Le dichiarazioni rese dalla P., infatti, avrebbero nettamente manifestato la sopraggiunta carenza di amore da parte di costei nei confronti del coniuge e che la donna avrebbe assentito ad avere rapporti sessuali con lo stesso solo per evitare liti alla presenza dei figli minori, ma, nel contempo, quanto affermato avrebbe fornito la prova della insussistenza, nella condotta posta in essere dall’imputato, degli elementi concretizzanti il reato ascrittogli.
MOTIVI DELLA DECISIONE
Il ricorso è infondato e va rigettato.
La sentenza si appalesa argomentata con logica, correttezza ed esaustività.
Con il gravame si censura la decisione, rilevando che la Corte territoriale avrebbe errato nel configurare nella condotta posta in essere dal prevenuto il reato di violenza sessuale, evidenziando come dalle dichiarazioni della moglie fosse emerso che la stessa aveva accettato di soddisfare le voglie del marito, pur non amandolo più, al sol fine di evitare alla prole di assistere ai litigi, che di frequente si verificavano tra i coniugi.
La doglianza appare priva di fondamento, rilevato che le conclusioni cui sono pervenuti i giudici di merito nei due gradi del giudizio risultano fondate su una attenta ed approfondita disamina delle risultanze processuali e su una valutazione delle prove rispondente ai criteri di ermeneutica, fissati dal codice di rito, nonché su considerazioni logiche.
La Corte territoriale evidenzia come dalle dichiarazioni della P. sia risultato evidente che ogni qualvolta la stessa si era rifiutata di avere rapporti sessuali con lo S., costui aveva reagito in maniera violenta, fino ad aggredirla.
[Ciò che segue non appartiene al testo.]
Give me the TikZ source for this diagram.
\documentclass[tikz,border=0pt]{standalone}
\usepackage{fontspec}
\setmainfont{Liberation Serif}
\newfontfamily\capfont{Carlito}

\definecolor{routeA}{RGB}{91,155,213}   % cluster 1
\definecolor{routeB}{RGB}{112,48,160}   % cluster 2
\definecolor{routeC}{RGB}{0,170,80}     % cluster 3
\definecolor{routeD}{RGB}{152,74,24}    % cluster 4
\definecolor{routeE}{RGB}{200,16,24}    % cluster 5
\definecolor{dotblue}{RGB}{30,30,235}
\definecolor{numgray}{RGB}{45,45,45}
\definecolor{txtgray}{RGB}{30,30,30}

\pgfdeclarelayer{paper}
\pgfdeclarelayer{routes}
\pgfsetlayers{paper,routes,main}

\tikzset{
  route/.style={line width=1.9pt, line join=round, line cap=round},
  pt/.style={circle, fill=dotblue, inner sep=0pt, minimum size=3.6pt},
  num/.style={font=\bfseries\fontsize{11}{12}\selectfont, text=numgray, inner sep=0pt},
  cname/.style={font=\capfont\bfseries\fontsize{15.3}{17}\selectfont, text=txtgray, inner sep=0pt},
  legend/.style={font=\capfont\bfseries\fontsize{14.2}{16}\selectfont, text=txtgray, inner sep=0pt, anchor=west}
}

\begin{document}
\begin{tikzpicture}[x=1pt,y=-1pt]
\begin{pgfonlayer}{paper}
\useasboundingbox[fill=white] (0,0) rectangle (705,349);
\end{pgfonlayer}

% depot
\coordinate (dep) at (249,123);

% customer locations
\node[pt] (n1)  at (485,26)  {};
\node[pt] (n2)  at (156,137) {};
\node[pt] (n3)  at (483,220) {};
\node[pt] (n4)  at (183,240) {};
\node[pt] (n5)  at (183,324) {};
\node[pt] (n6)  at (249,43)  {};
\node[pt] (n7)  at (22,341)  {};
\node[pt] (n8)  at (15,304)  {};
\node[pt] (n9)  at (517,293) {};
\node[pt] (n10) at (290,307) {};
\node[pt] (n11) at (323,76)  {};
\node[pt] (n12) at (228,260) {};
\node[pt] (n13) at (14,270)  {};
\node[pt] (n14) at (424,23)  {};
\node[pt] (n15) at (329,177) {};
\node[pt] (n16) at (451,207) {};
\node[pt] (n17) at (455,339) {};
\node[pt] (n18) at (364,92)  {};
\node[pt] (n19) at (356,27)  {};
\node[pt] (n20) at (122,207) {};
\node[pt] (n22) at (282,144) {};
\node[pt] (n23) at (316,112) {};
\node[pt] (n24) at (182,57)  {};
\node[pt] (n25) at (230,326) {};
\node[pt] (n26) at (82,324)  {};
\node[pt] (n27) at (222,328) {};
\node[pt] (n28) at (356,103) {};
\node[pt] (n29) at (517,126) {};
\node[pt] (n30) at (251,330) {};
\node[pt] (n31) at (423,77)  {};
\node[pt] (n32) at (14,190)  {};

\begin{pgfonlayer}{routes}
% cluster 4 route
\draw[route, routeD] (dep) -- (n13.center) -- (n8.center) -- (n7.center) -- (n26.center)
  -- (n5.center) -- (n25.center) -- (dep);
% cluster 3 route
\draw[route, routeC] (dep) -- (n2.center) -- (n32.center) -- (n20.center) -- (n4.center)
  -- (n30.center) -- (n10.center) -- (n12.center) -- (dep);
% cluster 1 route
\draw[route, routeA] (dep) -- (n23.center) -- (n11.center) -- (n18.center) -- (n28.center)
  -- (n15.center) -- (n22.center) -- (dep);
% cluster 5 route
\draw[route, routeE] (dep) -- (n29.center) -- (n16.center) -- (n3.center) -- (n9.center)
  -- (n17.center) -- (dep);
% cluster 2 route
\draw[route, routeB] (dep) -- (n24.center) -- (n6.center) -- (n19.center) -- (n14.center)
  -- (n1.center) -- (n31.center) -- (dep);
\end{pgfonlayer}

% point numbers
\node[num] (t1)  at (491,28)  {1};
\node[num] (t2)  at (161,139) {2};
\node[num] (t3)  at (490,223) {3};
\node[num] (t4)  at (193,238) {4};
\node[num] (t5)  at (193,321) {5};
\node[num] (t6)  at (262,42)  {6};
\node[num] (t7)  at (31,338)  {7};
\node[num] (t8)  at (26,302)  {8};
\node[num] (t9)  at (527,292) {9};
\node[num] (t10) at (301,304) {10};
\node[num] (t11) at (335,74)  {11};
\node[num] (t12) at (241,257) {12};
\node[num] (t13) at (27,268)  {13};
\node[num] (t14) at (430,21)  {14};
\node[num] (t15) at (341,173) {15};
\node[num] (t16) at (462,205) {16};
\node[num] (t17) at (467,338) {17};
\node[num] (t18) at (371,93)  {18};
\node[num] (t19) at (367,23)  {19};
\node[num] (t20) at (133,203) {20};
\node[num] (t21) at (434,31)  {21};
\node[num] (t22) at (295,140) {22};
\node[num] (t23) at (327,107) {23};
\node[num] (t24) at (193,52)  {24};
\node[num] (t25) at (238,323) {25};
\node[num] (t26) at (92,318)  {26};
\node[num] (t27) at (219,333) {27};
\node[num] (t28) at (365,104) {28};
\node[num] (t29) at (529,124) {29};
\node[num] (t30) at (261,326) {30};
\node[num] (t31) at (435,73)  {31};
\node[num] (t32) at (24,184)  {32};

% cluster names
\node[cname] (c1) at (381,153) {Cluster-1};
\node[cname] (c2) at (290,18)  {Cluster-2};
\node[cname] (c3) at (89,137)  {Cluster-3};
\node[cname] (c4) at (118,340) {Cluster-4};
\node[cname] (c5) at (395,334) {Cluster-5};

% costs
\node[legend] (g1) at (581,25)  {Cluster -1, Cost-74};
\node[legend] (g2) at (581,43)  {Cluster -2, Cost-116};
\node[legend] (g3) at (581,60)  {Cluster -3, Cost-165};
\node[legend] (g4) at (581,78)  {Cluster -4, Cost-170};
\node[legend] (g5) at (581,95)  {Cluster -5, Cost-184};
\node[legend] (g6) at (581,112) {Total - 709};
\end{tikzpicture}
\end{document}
Costei aveva subito le voglie del prevenuto, solo per evitare ai figli di assistere a scenate poco edificanti ed afferma sul punto che “si litigava sempre per questo problema… c’erano queste liti, quindi i ragazzi erano lì presenti e, per non creargli questa confusione, acconsentivo perchè c’erano i ragazzi” (esame P. pagg. 19- 20, riportato in sentenza a pag. 2).
Peraltro, lo stesso imputato ha dichiarato, in particolare con riferimento all’ultimo periodo di convivenza, che la moglie non era disponibile ad avere rapporti sessuali, mostrandosi distaccata, e che, solo per il quieto vivere, aderiva, talvolta, alla sua richiesta di contatti intimi. Da ciò il decidente ha correttamente desunto che lo S. era ben consapevole del fatto che la moglie non gradiva avere più rapporti sessuali e che soggiaceva alle di lui voglie, solo al fine di evitare indecorose e diseducative scenate di fronte alla prole.
Orbene in tema di reati contro la libertà sessuale, nei rapporti di coppia di tipo coniugale, non ha valore scriminante il fatto che la donna non si opponga palesemente ai rapporti sessuali e li subisca, potendosi configurare nella specie un costringimento fisico – psichico idoneo ad incidere sulla libertà di autodeterminazione, quando è provato che l’autore, per le violenze e minacce precedenti, poste ripetutamente in essere nei confronti della vittima, aveva la consapevolezza del rifiuto implicito della stessa agli atti sessuali (Cass. 7/3/06, n. 14789; Cass. 26/3/04, n. 14789).
P.Q.M.
La Corte Suprema di Cassazione rigetta il ricorso e condanna il ricorrente al pagamento delle spese processuali.